CSRD Overhaul? What changed and what's the same.

CSRD Overhaul? What changed and what's the same.

The European Commission's "Omnibus" package proposal has introduced significant potential changes to the Corporate Sustainability Reporting Directive (CSRD). These changes have global implications, impacting companies directly in scope, those with EU supply chains, and those benchmarking against international best practices. At Diginex, we're helping organizations worldwide understand these shifts. This article breaks down the proposal, focusing on what's changed and what remains constant.

BACKGROUND: A "Streamlining" Proposal with Global Reach

Published on February 26, 2025, the Omnibus Bill aims to streamline EU sustainability laws. Remember, this is a proposal, subject to negotiation and amendment. This creates uncertainty, particularly relevant for any company with EU operations, significant EU-based supply chains, or those looking to global sustainability leadership. A key element of the package is to delay waves 2 and 3 of implementation.

WHAT CHANGED

The proposed changes are substantial and could significantly alter the reporting landscape:

  • Dramatically Increased Scope Thresholds: This is the most significant change. The proposal greatly increases the size thresholds for companies directly required to report under the CSRD. EU Companies/Groups: Would need to exceed two of the following: Balance sheet total: €25 million Worldwide net turnover: €50 million Average employees: 1,000 (up from 250)

OR

  • EU entities with 1,000 employees and exceeding one of the following: Balance sheet total: 25 million euros Worldwide net turnover: 50 million euros
  • Non-EU Ultimate Parent Companies: Would need to both: Generate a net turnover of at least €450 million in the EU (at the group level) – up from €150 million. Have at least one large EU subsidiary (meeting the revised EU company thresholds) or a branch in the EU with a net turnover of €50 million (up from €40 million). These new thresholds would also apply to companies listed on EU regulated markets, credit institutions and insurance undertakings
  • Higher Thresholds for EU Taxonomy Alignment Disclosures: Only EU companies/groups exceeding a €450 million net turnover would be required to provide full EU Taxonomy alignment information.
  • Value Chain Reporting Shift: Companies would be encouraged to use "voluntary" standards (based on EFRAG's VSME standard) for data from value chain partners not directly subject to the CSRD.
  • No Reasonable Assurance Standards: The proposal removes the previous requirement for the Commission to adopt reasonable assurance standards, keeping the level at "limited" for the foreseeable future.
  • ESRS Revisions: The Commission intends to revise the European Sustainability Reporting Standards (ESRS) to reduce mandatory data points and improve clarity.
  • Sector-Specific Standards Scrapped: The proposal eliminates the requirement for sector-specific reporting standards.

WHAT STAYED THE SAME

Despite these significant proposed changes, some core principles of the CSRD remain unchanged:

  • Double Materiality: The fundamental concept of double materiality – assessing both the financial impacts of sustainability matters on the company and the company's impact on people and the planet – is unchanged. This remains a cornerstone of the CSRD and a global best practice.
  • Limited Assurance Requirement (for Now): The requirement for limited assurance on CSRD reports remains in place, although with planned guidance from the Commission to clarify procedures.
  • Underlying Drive for Transparency: The fundamental goal of the CSRD – to increase transparency and comparability in sustainability reporting – remains. The direction of travel, towards greater corporate accountability, is unchanged, even if the specific implementation details are being adjusted.

WHAT diginex RECOMMENDS

At Diginex, we believe it's crucial to recognize that the underlying principles and best practices embodied by the CSRD remain incredibly important, regardless of whether your company falls directly within the revised scope. The push for greater transparency and accountability in sustainability is a global trend, driven by investors, customers, and increasingly, by supply chain partners. Don't be surprised if, even after these proposed changes, your larger suppliers, customers, or investors continue to expect a level of disclosure and performance that aligns with the spirit of the CSRD.

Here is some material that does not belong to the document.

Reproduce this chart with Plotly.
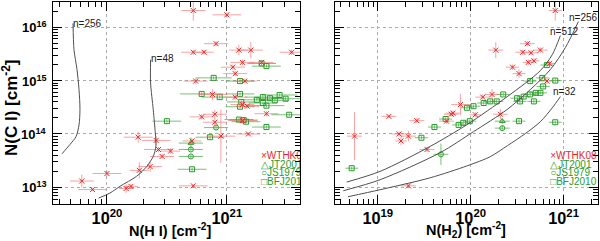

Proactive engagement with these principles provides a competitive advantage, builds resilience, and prepares your company for the evolving expectations of the global market. Companies in the second and third waves should still take this opportunity to delay by two years. Therefore, continuous monitoring of developments, assessing your company's direct and indirect exposure, and benchmarking your practices against the CSRD framework are all vital steps.